The jury found the defendant guilty of all three charges. The trial court conducted a hearing to determine whether the defendant should have to register for life as a Sexually Violent Predator and concluded that he should, thereby requiring lifetime Megan’s Law registration. The trial court also sentenced the defendant to 228 to 729 days’ incarceration. The defendant appealed, arguing that the trial court erred in denying his motion to pierce the rape shield.
What is the Rape Shield Law?
Pennsylvania, like most states, has a Rape Shield Law. In general, a Rape Shield Law prevents a defendant from introducing evidence of a sexual assault complainant’s sexual history in order to discredit that witness. The purpose of the law is to prevent a defendant from introducing a complainant’s sexual history in order to smear the complainant and show that the complainant is promiscuous. The Pennsylvania statue reads:
Evidence of specific instances of the alleged victim’s past sexual conduct, opinion evidence of the alleged victim’s past sexual conduct, and reputation evidence of the alleged victim’s past sexual conduct shall not be admissible in prosecutions . . . except evidence of the alleged victim’s past sexual conduct with the defendant where consent of the alleged victim is at issue and such evidence is otherwise admissible pursuant to the rules of evidence.
The actual language of the statue appears to prohibit all evidence relating to a complainant’s sexual history that does not relate to a sexual history with the actual defendant charged with the crime.

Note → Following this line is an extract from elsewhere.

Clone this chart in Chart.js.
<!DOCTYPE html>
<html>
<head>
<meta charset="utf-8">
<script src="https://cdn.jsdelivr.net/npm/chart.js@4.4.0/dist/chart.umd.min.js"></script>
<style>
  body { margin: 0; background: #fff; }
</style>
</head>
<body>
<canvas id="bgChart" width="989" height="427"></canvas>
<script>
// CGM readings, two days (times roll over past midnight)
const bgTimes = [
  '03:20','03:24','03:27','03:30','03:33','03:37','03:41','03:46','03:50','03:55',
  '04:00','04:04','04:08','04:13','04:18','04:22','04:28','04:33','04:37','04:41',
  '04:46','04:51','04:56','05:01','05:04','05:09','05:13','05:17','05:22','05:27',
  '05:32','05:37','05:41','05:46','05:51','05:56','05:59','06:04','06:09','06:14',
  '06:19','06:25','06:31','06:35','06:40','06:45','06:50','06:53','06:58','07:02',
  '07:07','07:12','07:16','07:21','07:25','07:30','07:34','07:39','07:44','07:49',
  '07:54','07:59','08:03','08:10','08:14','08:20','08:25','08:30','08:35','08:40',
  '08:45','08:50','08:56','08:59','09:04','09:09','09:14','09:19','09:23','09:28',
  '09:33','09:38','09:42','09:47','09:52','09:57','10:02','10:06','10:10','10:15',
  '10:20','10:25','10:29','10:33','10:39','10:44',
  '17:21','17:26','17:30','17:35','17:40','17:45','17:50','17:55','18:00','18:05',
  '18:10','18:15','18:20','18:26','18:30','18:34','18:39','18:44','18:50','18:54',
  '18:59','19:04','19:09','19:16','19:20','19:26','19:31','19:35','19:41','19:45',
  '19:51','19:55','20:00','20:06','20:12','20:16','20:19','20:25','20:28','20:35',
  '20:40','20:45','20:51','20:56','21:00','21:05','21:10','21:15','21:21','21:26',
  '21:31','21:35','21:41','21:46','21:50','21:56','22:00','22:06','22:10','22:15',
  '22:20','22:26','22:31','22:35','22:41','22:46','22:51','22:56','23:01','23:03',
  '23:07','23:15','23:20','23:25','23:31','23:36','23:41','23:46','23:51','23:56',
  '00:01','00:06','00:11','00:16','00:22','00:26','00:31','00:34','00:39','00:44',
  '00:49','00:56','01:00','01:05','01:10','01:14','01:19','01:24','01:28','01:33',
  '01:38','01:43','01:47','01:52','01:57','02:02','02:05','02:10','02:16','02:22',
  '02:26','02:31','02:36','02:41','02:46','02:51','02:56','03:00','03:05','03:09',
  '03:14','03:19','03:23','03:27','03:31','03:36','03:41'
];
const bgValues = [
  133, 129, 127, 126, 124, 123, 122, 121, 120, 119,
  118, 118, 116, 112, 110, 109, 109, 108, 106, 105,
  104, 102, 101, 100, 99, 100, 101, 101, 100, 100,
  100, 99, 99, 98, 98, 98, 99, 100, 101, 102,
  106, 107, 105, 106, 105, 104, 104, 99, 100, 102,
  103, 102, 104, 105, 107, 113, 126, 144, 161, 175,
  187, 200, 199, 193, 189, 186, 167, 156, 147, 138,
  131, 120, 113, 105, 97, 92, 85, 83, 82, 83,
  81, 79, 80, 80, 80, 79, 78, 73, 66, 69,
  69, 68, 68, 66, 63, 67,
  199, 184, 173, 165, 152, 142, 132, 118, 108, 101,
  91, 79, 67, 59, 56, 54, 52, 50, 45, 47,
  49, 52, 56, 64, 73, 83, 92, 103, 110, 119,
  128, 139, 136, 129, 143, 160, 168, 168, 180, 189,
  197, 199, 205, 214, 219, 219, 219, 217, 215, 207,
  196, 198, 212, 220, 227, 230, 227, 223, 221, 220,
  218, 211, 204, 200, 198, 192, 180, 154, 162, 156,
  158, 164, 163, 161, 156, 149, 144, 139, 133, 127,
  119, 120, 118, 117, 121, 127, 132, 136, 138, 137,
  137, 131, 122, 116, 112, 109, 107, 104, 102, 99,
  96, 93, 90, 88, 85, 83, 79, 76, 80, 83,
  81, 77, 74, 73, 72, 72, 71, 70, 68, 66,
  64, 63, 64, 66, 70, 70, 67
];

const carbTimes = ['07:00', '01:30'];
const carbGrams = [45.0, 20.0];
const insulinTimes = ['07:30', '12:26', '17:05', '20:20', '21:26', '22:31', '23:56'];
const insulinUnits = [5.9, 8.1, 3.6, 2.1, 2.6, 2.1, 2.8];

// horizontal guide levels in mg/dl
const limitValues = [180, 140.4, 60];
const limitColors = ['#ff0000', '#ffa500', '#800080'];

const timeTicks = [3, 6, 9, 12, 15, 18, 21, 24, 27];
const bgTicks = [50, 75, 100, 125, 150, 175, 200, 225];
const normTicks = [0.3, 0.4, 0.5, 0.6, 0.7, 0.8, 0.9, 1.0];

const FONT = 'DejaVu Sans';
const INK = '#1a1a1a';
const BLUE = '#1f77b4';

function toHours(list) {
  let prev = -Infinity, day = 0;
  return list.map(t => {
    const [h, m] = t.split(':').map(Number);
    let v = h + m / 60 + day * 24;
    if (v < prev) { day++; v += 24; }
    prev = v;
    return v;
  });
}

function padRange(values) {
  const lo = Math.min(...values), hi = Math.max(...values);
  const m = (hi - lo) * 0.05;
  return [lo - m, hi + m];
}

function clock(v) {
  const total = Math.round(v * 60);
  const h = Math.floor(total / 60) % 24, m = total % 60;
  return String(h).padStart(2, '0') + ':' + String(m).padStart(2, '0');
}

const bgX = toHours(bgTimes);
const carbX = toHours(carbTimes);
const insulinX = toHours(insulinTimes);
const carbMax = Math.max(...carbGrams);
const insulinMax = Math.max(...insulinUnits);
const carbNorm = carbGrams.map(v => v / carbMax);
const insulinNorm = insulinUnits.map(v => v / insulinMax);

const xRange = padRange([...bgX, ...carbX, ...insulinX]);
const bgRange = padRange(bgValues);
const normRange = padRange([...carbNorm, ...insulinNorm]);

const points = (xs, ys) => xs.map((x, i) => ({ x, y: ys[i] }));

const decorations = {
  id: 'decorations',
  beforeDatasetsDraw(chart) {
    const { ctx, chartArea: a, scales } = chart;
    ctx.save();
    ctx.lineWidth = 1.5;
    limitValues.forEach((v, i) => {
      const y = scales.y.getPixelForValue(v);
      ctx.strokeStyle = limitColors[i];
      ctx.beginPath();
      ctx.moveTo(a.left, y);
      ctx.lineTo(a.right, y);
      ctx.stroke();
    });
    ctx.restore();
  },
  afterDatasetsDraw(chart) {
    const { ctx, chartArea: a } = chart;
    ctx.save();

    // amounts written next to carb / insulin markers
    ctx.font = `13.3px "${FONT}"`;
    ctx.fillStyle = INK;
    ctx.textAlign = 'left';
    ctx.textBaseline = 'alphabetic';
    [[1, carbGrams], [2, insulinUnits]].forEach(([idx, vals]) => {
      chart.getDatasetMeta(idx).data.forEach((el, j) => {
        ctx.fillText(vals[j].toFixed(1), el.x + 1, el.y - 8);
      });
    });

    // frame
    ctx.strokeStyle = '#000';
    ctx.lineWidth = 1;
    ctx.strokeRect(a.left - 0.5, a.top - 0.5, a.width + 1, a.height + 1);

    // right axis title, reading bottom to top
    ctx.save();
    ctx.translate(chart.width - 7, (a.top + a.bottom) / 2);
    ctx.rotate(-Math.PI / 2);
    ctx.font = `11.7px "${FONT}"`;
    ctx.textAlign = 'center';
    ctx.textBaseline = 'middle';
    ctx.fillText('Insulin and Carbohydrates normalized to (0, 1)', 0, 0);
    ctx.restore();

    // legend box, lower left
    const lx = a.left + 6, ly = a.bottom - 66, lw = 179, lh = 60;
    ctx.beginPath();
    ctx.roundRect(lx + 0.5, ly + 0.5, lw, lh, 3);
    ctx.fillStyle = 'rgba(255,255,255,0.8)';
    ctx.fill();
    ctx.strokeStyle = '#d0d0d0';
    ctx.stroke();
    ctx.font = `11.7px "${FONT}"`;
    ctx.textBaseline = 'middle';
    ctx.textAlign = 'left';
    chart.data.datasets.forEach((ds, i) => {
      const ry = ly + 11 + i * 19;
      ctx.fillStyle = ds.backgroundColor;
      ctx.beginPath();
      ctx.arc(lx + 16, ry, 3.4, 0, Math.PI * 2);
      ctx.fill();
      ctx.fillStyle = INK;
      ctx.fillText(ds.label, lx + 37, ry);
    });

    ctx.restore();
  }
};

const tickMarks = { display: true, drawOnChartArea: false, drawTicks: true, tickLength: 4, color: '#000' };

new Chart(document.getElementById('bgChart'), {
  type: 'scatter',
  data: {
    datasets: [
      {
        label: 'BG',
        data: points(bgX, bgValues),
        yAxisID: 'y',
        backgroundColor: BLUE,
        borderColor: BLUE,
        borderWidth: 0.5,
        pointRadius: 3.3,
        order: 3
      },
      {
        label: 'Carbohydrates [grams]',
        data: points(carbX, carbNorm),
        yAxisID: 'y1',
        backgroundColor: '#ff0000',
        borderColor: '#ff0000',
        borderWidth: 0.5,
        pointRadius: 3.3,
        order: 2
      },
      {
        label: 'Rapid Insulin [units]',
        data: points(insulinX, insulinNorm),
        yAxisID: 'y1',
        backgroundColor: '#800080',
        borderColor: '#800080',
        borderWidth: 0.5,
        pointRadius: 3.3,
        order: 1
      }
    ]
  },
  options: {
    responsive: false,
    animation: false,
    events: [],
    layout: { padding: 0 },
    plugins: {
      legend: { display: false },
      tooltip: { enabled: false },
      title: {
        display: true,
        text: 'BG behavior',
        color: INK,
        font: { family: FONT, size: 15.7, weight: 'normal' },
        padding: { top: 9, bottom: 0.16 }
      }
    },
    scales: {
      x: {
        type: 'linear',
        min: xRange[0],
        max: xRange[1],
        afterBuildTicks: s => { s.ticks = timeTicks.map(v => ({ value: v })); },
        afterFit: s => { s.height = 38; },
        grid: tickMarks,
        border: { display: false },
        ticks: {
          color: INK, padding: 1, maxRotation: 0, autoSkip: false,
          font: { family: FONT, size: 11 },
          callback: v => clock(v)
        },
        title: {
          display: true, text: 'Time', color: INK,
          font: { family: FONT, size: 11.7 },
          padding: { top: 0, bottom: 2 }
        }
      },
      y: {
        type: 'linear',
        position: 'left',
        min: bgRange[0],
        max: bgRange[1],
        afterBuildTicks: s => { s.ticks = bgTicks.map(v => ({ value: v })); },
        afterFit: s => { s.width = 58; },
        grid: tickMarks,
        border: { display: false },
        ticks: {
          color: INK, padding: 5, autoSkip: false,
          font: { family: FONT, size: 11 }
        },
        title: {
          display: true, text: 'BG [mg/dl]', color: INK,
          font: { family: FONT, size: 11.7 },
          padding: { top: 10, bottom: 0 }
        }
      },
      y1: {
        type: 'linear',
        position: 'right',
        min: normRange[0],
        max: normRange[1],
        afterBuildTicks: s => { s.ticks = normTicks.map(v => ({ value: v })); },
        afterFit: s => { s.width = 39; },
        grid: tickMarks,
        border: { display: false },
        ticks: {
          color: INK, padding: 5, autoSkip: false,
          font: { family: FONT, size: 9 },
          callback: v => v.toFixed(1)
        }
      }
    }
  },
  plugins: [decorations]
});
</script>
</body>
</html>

Courts have concluded, however, that the statute must be read in such a way that it will not violate a defendant’s rights under the Pennsylvania and United States Confrontation Clauses. Therefore, there are other exceptions to the Rape Shield Act beyond the exception explicitly mentioned in the statute.
What is the Confrontation Clause?
Both the Pennsylvania and United States Constitutions contain a Confrontation Clause. The Confrontation Clauses provide that in a criminal prosecution, the defendant must have the right to confront the witnesses against him or her. Confrontation has been interpreted by appellate courts as meaning cross-examination. Thus, courts, have held that rules that limit a defendant’s right to introduce relevant evidence through cross-examination of a complainant may violate the Confrontation Clause.

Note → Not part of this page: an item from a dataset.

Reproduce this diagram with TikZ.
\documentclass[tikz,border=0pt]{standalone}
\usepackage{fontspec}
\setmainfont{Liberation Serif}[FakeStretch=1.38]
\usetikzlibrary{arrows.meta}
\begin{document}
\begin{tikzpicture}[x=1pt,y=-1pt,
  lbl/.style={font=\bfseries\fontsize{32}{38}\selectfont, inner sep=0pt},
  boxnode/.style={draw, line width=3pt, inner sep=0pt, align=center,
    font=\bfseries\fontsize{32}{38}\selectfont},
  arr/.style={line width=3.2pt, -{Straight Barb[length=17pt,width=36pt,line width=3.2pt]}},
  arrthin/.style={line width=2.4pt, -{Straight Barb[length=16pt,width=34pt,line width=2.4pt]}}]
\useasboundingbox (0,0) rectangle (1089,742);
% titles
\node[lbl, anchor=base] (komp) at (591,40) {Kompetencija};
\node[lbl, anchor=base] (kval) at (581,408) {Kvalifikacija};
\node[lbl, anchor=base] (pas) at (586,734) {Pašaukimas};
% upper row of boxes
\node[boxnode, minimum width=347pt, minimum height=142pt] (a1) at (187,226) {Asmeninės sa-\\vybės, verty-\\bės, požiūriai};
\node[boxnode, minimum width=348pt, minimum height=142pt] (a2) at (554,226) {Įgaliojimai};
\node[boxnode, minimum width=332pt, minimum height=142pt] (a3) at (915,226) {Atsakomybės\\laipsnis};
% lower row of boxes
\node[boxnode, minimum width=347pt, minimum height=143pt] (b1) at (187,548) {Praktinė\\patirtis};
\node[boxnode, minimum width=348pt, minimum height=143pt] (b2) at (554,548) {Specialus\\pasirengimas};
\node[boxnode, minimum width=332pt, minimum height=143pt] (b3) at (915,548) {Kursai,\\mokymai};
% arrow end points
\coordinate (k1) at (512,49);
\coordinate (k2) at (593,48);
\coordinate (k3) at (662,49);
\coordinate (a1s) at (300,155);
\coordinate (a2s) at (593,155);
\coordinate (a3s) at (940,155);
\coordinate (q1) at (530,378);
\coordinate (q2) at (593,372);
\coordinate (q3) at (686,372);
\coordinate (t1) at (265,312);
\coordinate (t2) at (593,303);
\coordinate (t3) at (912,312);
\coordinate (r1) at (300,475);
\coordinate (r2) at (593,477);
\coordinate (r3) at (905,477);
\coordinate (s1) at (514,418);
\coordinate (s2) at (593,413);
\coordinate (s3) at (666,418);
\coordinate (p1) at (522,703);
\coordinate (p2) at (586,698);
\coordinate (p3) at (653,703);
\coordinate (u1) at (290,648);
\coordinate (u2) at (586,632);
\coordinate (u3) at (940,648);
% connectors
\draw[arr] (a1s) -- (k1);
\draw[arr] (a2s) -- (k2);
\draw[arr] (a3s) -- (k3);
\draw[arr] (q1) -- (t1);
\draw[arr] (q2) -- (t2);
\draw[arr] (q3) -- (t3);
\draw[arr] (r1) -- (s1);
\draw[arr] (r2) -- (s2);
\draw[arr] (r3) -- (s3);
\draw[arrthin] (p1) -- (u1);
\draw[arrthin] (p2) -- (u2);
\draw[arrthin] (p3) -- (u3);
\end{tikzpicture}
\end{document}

In order to harmonize the Rape Shield Act with the defendant’s right to confrontation, courts have found that a defendant may pierce the rape shield in certain cases when the evidence which the defendant seeks to introduce would show not that the complainant is promiscuous or sexually active but instead that the complainant has some motive to fabricate the allegations of sexual assault. Thus, the Rape Shield Law may not be used to exclude relevant evidence showing a witness’s bias or attacking a witness’s credibility.
In order to pierce the rape shield, the defendant must file a written motion in advance which contains the allegations that the defendant believes support introducing this type of evidence. If the defendant fails to file the motion in advance, the evidence may be excluded. After the defendant provides notice in the form of a written motion, the trial court must determine if the proffered reason for introduction of past sexual conduct evidence is merely speculation or conjecture. If it is, then the motion should be denied. If it is not, then the trial court must hold an in camera (non-public) hearing to evaluate the evidence.

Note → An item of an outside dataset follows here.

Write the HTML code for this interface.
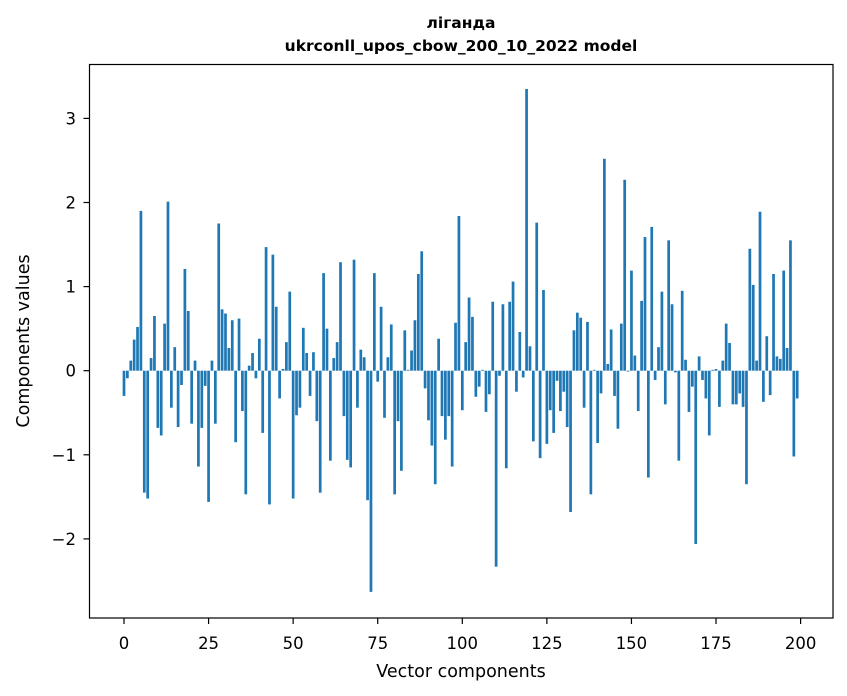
<!DOCTYPE html>
<html><head><meta charset="utf-8">
<style>
html,body{margin:0;padding:0;background:#fff;}
svg{display:block;font-family:"DejaVu Sans","Liberation Sans",sans-serif;}
</style></head>
<body>
<svg id="chart" width="847" height="696" viewBox="0 0 847 696" xmlns="http://www.w3.org/2000/svg">
<rect x="0" y="0" width="847" height="696" fill="#fff"/>
<text x="461" y="28" text-anchor="middle" font-size="15.5" font-weight="bold" fill="#000">лігандa</text>
<text x="461" y="51" text-anchor="middle" font-size="15.5" font-weight="bold" fill="#000">ukrconll_upos_cbow_200_10_2022 model</text>
<g id="bars"></g>
<g id="axes"></g>
<text x="461" y="677" text-anchor="middle" font-size="17.5" fill="#000">Vector components</text>
<text transform="translate(29,341) rotate(-90)" text-anchor="middle" font-size="17.5" fill="#000">Components values</text>
</svg>
<script>
const values = [
-0.30,-0.09,0.12,0.37,0.52,1.90,-1.45,-1.52,0.15,0.65,
-0.68,-0.77,0.56,2.01,-0.44,0.28,-0.67,-0.17,1.21,0.71,
-0.63,0.12,-1.14,-0.68,-0.18,-1.56,0.12,-0.63,1.75,0.73,
0.68,0.27,0.60,-0.85,0.62,-0.48,-1.47,0.06,0.21,-0.09,
0.38,-0.74,1.47,-1.59,1.38,0.76,-0.33,0.02,0.34,0.94,
-1.52,-0.53,-0.44,0.51,0.21,-0.30,0.22,-0.60,-1.45,1.16,
0.50,-1.07,0.15,0.34,1.29,-0.54,-1.06,-1.15,1.32,-0.44,
0.25,0.16,-1.54,-2.63,1.16,-0.13,0.76,-0.56,0.16,0.55,
-1.47,-0.60,-1.19,0.48,0.01,0.24,0.60,1.15,1.42,-0.21,
-0.59,-0.89,-1.35,0.38,-0.54,-0.82,-0.54,-1.14,0.57,1.84,
-0.47,0.34,0.87,0.64,-0.31,-0.19,0.01,-0.49,-0.28,0.82,
-2.33,-0.06,0.79,-1.16,0.82,1.06,-0.25,0.46,-0.08,3.35,
0.29,-0.84,1.76,-1.04,0.96,-0.87,-0.47,-0.74,-0.12,-0.48,
-0.25,-0.67,-1.68,0.48,0.69,0.63,-0.44,0.58,-1.47,0.01,
-0.86,-0.27,2.52,0.08,0.49,-0.30,-0.69,0.56,2.27,-0.01,
1.19,0.18,-0.48,0.83,1.59,-1.27,1.71,-0.11,0.28,0.94,
-0.40,1.55,0.79,-0.02,-1.07,0.95,0.13,-0.49,-0.19,-2.06,
0.17,-0.11,-0.33,-0.77,0.01,0.02,-0.43,0.12,0.56,0.33,
-0.40,-0.40,-0.27,-0.43,-1.35,1.45,1.02,0.12,1.89,-0.37,
0.41,-0.29,1.15,0.17,0.14,1.19,0.27,1.55,-1.02,-0.33
];
const xTicks = [0,25,50,75,100,125,150,175,200];
const yTicks = [-2,-1,0,1,2,3];

const X0 = 124, XS = 3.383;
const Y0 = 370.7, YS = 84.1;
const xScale = v => X0 + v * XS;
const yScale = v => Y0 - v * YS;
const NS = "http://www.w3.org/2000/svg";
const barsG = document.getElementById('bars');
const axesG = document.getElementById('axes');

values.forEach((v, i) => {
  const r = document.createElementNS(NS, 'rect');
  const x = xScale(i - 0.4);
  const y1 = yScale(Math.max(v, 0)), y2 = yScale(Math.min(v, 0));
  r.setAttribute('x', x.toFixed(2));
  r.setAttribute('y', y1.toFixed(2));
  r.setAttribute('width', (0.8 * XS).toFixed(2));
  r.setAttribute('height', Math.max(y2 - y1, 0.3).toFixed(2));
  r.setAttribute('fill', '#1f77b4');
  
  
  barsG.appendChild(r);
});

const frame = document.createElementNS(NS, 'rect');
frame.setAttribute('x', 89.5); frame.setAttribute('y', 64.5);
frame.setAttribute('width', 743.5); frame.setAttribute('height', 553.5);
frame.setAttribute('fill', 'none'); frame.setAttribute('stroke', '#000'); frame.setAttribute('stroke-width', '1.2');


axesG.appendChild(frame);

xTicks.forEach(t => {
  const x = xScale(t);
  const l = document.createElementNS(NS, 'line');
  l.setAttribute('x1', x); l.setAttribute('x2', x);
  l.setAttribute('y1', 618); l.setAttribute('y2', 624);
  l.setAttribute('stroke', '#000'); l.setAttribute('stroke-width', '1.2');
  
  
  axesG.appendChild(l);
  const tx = document.createElementNS(NS, 'text');
  tx.setAttribute('x', x); tx.setAttribute('y', 649);
  tx.setAttribute('text-anchor', 'middle'); tx.setAttribute('font-size', '16.5');
  tx.textContent = String(t);
  
  
  axesG.appendChild(tx);
});

yTicks.forEach(t => {
  const y = yScale(t);
  const l = document.createElementNS(NS, 'line');
  l.setAttribute('x1', 83.5); l.setAttribute('x2', 89.5);
  l.setAttribute('y1', y); l.setAttribute('y2', y);
  l.setAttribute('stroke', '#000'); l.setAttribute('stroke-width', '1.2');
  
  
  axesG.appendChild(l);
  const tx = document.createElementNS(NS, 'text');
  tx.setAttribute('x', 76); tx.setAttribute('y', y + 6);
  tx.setAttribute('text-anchor', 'end'); tx.setAttribute('font-size', '16.5');
  tx.textContent = t < 0 ? '\u2212' + Math.abs(t) : String(t);
  
  
  axesG.appendChild(tx);
});
</script>
</body></html>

In evaluating the evidence, the trial court must consider three factors:
- Whether the evidence sought to be admitted is relevant to the accused’s defense,
- Whether the evidence sought to be admitted is merely cumulative of evidence otherwise admissible at trial, and
- Whether the evidence which the accused wishes to introduce at trial is more probative than prejudicial.
If the answer to each question is yes, then the trial court must permit the defendant to introduce the proffered evidence. Otherwise, the court would violate the defendant’s right to confront his accuser.
The Superior Court’s Ruling in Palmore
The Superior Court ruled that the evidence should have been admitted. The trial court held the hearing, so the court must have concluded that the evidence was not mere conjecture or speculation. The Superior Court also concluded that the evidence was relevant because it went directly to the complainant’s credibility. It gave her a reason to fabricate the allegations against the defendant. It was not cumulative because there was no other way for the defendant to establish that the complainant had fabricated the allegations or had a reason to fabricate the allegations.
However, the trial court had found that the evidence was more prejudicial than probative. The Superior Court rejected this analysis; it found that the defendant was not seeking to impugn the complainant’s character or label her as a promiscuous college student. Instead, he sought to introduce the evidence to get to the truth by challenging her credibility. Thus, the evidence would not have violated the Rape Shield Law by shifting the focus of the trial from whether the defendant committed the crime charged to a trial on the “virtue and chastity of the victim.” The evidence offered was key to the defendant’s defense, and he had no other real opportunity to challenge the complainant’s credibility. Therefore, it should have been admitted, and the trial court violated his Confrontation Clause rights by precluding it. The defendant will receive a new trial at which the evidence will be admissible.